Is It Worth Selling a Car You Can't Afford to Maintain Anymore?
Another repair estimate comes in higher than expected, and it’s not the first one this year — the question of whether to just sell the car and figure out transportation some other way starts to feel less like a hypothetical and more like something worth actually working through.
The short answer
Whether selling a car that’s become too expensive to maintain makes sense depends on comparing the ongoing cost of keeping it against the cost and practicality of an alternative, which varies enormously depending on location, work situation, and what other transportation options actually exist. There’s no universal answer — for some people, letting go of a costly vehicle frees up meaningful monthly cash flow; for others, losing reliable transportation creates a bigger problem than the repair bills it solves. The decision comes down to running both sides of that comparison honestly rather than reacting to the most recent repair bill alone.
Weighing repair costs against the car’s value
A useful starting point is comparing how much has gone into repairs recently against what the car is actually worth and how much life it likely has left. A car requiring frequent, expensive repairs relative to its value is a different situation than one needing a single large but infrequent repair on an otherwise reliable vehicle. This is the same comparison at the center of deciding between repairing and replacing a car more generally, and it applies just as much to deciding whether to keep a car at all as it does to deciding whether to fix a specific problem.
What selling actually solves and what it doesn’t
Selling a car removes the ongoing maintenance and repair costs, and depending on what’s owed against it, may also free up equity or eliminate a loan payment. But it also removes a mode of transportation, and whatever replaces it — public transit, rideshares, borrowing rides, or a different, more reliable vehicle — has its own cost and reliability tradeoffs that need to be weighed against what the current car is costing. If there’s still a loan balance greater than the car’s sale value, that’s worth factoring in too, since negative equity doesn’t disappear just because the car is sold — it often gets rolled into whatever comes next.
Questions that clarify the decision
- What has this car actually cost over the last six to twelve months? Adding up repairs, not just recalling the most recent one, gives a more accurate sense of whether this is a pattern or a one-off.
- What would transportation cost without it? Comparing transit passes, rideshare costs, or a lower-cost replacement vehicle against the current car’s costs makes the tradeoff concrete rather than abstract.
- Is the car still needed for income? A vehicle tied directly to getting to work carries different stakes than one used occasionally, and that context changes how much repair cost is worth absorbing.
- What’s the realistic sale value right now? A car that’s expensive to fix isn’t always easy to sell for much, which affects how much selling actually helps the budget.
When the budget has no slack
For a budget that’s already stretched thin, an unpredictable repair bill can be the kind of shock that derails everything else that month, which is part of why an emergency fund gets recommended specifically for irregular costs like this.

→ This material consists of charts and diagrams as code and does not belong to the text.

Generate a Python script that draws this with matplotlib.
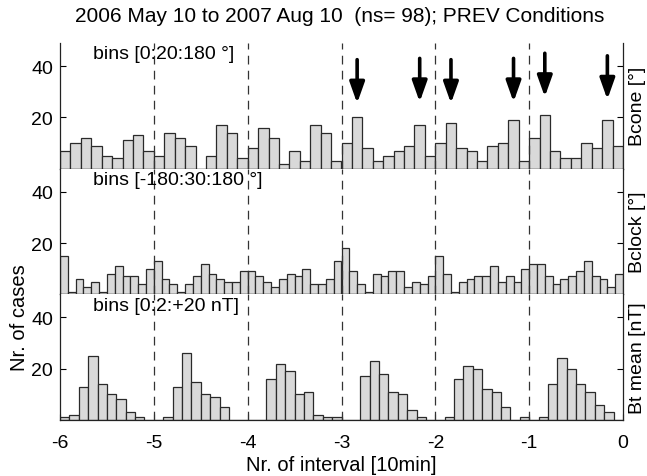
import matplotlib
matplotlib.use("Agg")
import matplotlib.pyplot as plt
import numpy as np

plt.rcParams["font.family"] = ["Liberation Sans", "DejaVu Sans"]

# counts per bin, 6 intervals of 10 min each (from -6 to 0)
bcone_counts = [
    7, 10, 12, 9, 5, 4, 11, 13, 7,
    5, 14, 12, 9, 0, 5, 17, 14, 4,
    8, 16, 12, 2, 7, 3, 17, 14, 3,
    10, 20, 8, 3, 5, 7, 9, 17, 5,
    10, 18, 8, 7, 3, 9, 10, 19, 3,
    12, 21, 7, 4, 4, 10, 8, 19, 9,
]
bclock_counts = [
    15, 1, 6, 3, 5, 1, 8, 11, 7, 7, 4, 10,
    13, 6, 4, 1, 4, 7, 12, 8, 6, 5, 5, 9,
    9, 7, 5, 3, 6, 8, 7, 10, 4, 4, 6, 13,
    18, 9, 4, 1, 8, 7, 9, 9, 3, 5, 4, 7,
    15, 8, 1, 5, 6, 7, 7, 11, 5, 7, 5, 10,
    12, 12, 7, 4, 6, 7, 9, 13, 7, 6, 3, 8,
]
bt_counts = [
    1, 2, 13, 25, 14, 10, 8, 3, 1, 0,
    0, 1, 13, 26, 15, 10, 9, 5, 0, 0,
    0, 0, 16, 22, 19, 10, 11, 2, 1, 1,
    0, 0, 17, 23, 18, 11, 10, 4, 1, 0,
    0, 1, 16, 21, 20, 12, 11, 5, 0, 1,
    0, 1, 14, 24, 20, 14, 11, 6, 3, 0,
]

panel_bins = ["bins [0:20:180 °]", "bins [-180:30:180 °]", "bins [0:2:+20 nT]"]
panel_names = ["Bcone [°]", "Bclock [°]", "Bt mean [nT]"]

# arrows over Bcone peaks: (interval start, bin index, tip height)
arrow_interval = [-3, -3, -2, -2, -1, -1]
arrow_bin = [1, 7, 1, 7, 1, 7]
arrow_tip = [25.5, 26, 25.5, 26, 28, 27]

title = "2006 May 10 to 2007 Aug 10  (ns= 98); PREV Conditions"
n_intervals = 6

fig = plt.figure(figsize=(6.47, 4.77), dpi=100)
left, right = 60 / 647, 623 / 647
bottom, top = 1 - 421 / 477, 1 - 44 / 477
h = (top - bottom) / 3

axes = []
for i, counts in enumerate([bcone_counts, bclock_counts, bt_counts]):
    ax = fig.add_axes([left, top - (i + 1) * h, right - left, h])
    axes.append(ax)
    nb = len(counts) // n_intervals
    width = 1.0 / nb
    lefts = np.array([-6 + k + j * width for k in range(n_intervals) for j in range(nb)])
    ax.bar(lefts, counts, width=width, align="edge", color="#d9d9d9",
           edgecolor="#2a2a2a", linewidth=0.9, zorder=2)
    for xv in range(-5, 0):
        ax.axvline(xv, color="#333333", linestyle=(0, (7, 5)), linewidth=0.9, zorder=3)
    ax.set_xlim(-6, 0)
    ax.set_ylim(0, 49)
    ax.set_yticks([20, 40])
    ax.spines["top"].set_visible(False)
    for s in ["left", "right", "bottom"]:
        ax.spines[s].set_linewidth(0.9)
        ax.spines[s].set_color("#222222")
    ax.tick_params(axis="y", direction="in", length=4, labelsize=14, right=True, pad=5)
    ax.tick_params(axis="x", direction="in", length=4, labelsize=14, pad=10)
    ax.text(0.059, 0.915, panel_bins[i], transform=ax.transAxes, fontsize=14,
            ha="left", va="center", zorder=4)
    ax.text(1.01, 0.5, panel_names[i], transform=ax.transAxes, fontsize=14,
            rotation=90, ha="left", va="center")
    if i < 2:
        ax.tick_params(axis="x", labelbottom=False, bottom=False)

axes[2].set_xticks(range(-6, 1))
axes[2].set_xticklabels(["-6", "-5", "-4", "-3", "-2", "-1", "0"])
axes[2].set_xlabel("Nr. of interval [10min]", fontsize=14.5, labelpad=3)

nb0 = len(bcone_counts) // n_intervals
for k, b, tip in zip(arrow_interval, arrow_bin, arrow_tip):
    xc = k + (b + 0.5) / nb0
    axes[0].annotate("", xy=(xc, tip), xytext=(xc, tip + 17),
                     arrowprops=dict(arrowstyle="-|>,head_length=0.9,head_width=0.32",
                                     color="black", lw=2.6, mutation_scale=14,
                                     shrinkA=0, shrinkB=0), zorder=5)

fig.text(20 / 647, 1 - 318 / 477, "Nr. of cases", rotation=90, fontsize=14.5,
         ha="center", va="center")
fig.text(340 / 647, 1 - 16 / 477, title, fontsize=15, ha="center", va="center")

fig.savefig("out.png", dpi=100)
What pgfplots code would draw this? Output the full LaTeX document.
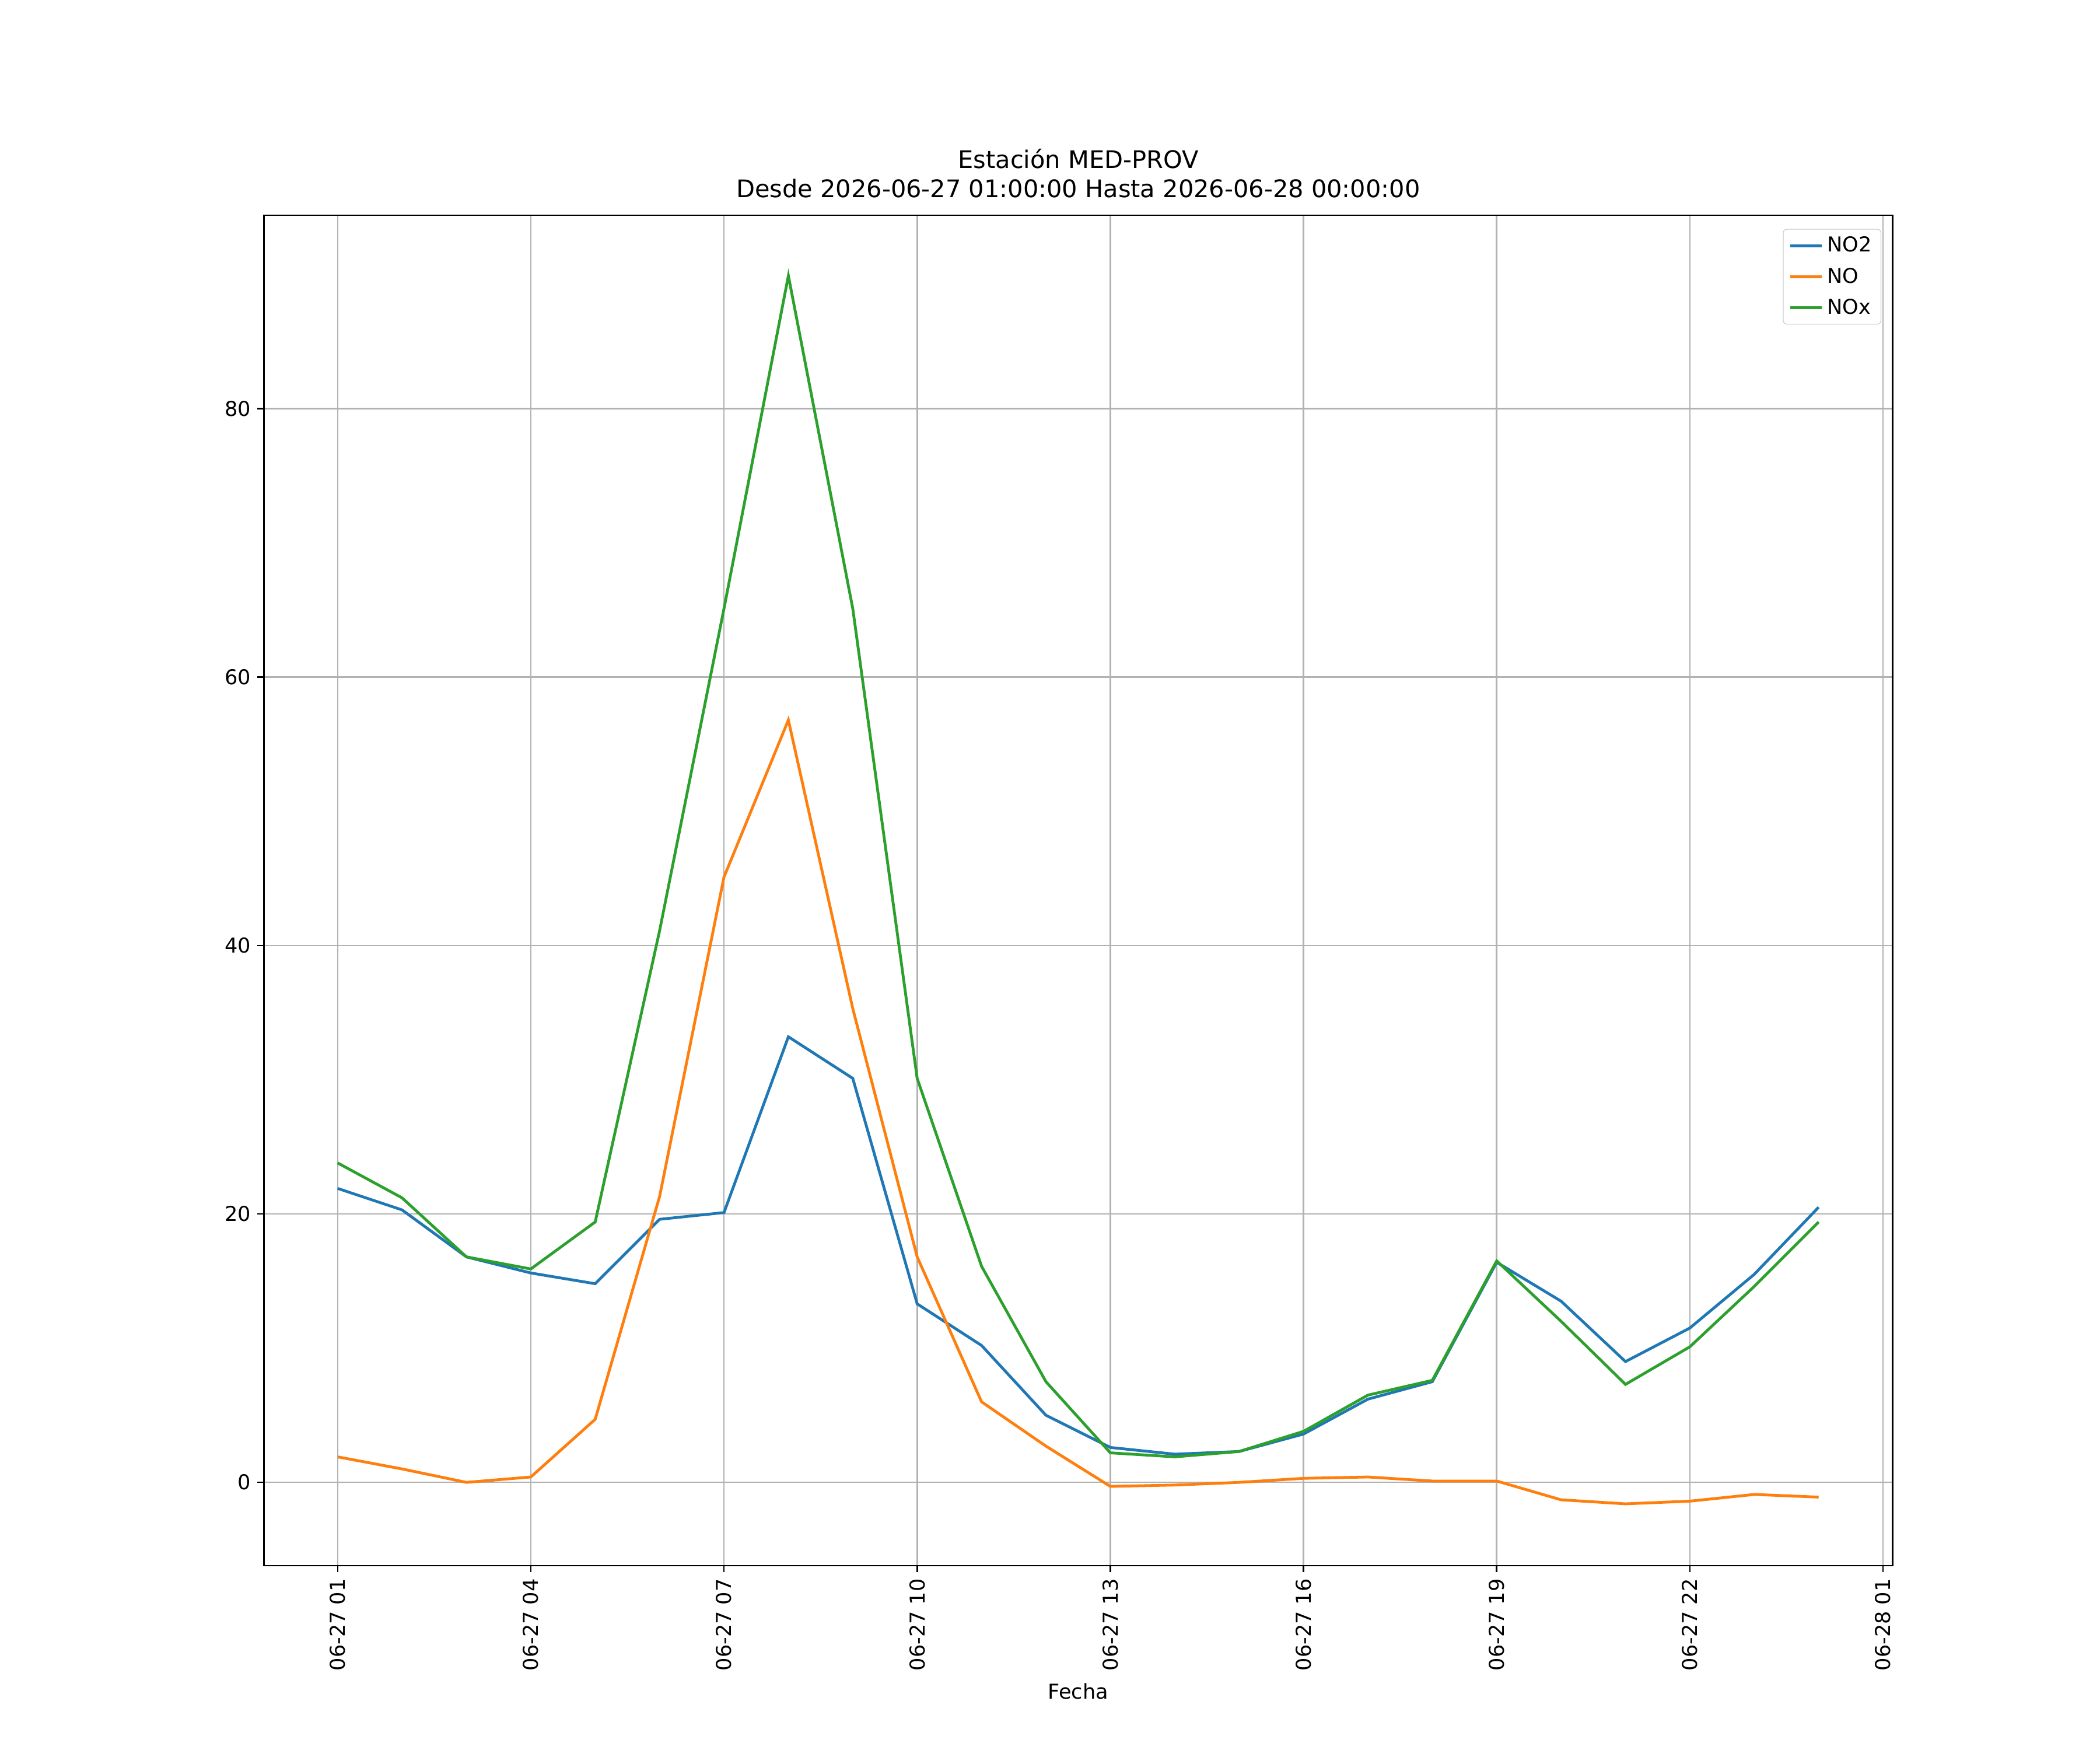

When there isn’t a cushion to absorb repairs as they come up, the calculation shifts — it’s not only about whether the car is “worth it” in the abstract, but whether the household can weather the next unpredictable bill on top of everything else, a tension that shows up in general questions about running short before every payday too.
The bottom line
There’s no fixed threshold at which a car becomes “not worth keeping” — it depends on the specific numbers, the alternatives available, and how much financial slack exists to absorb the next surprise either way. Running the actual costs on both sides, rather than deciding in the moment a repair bill arrives, tends to produce a clearer answer.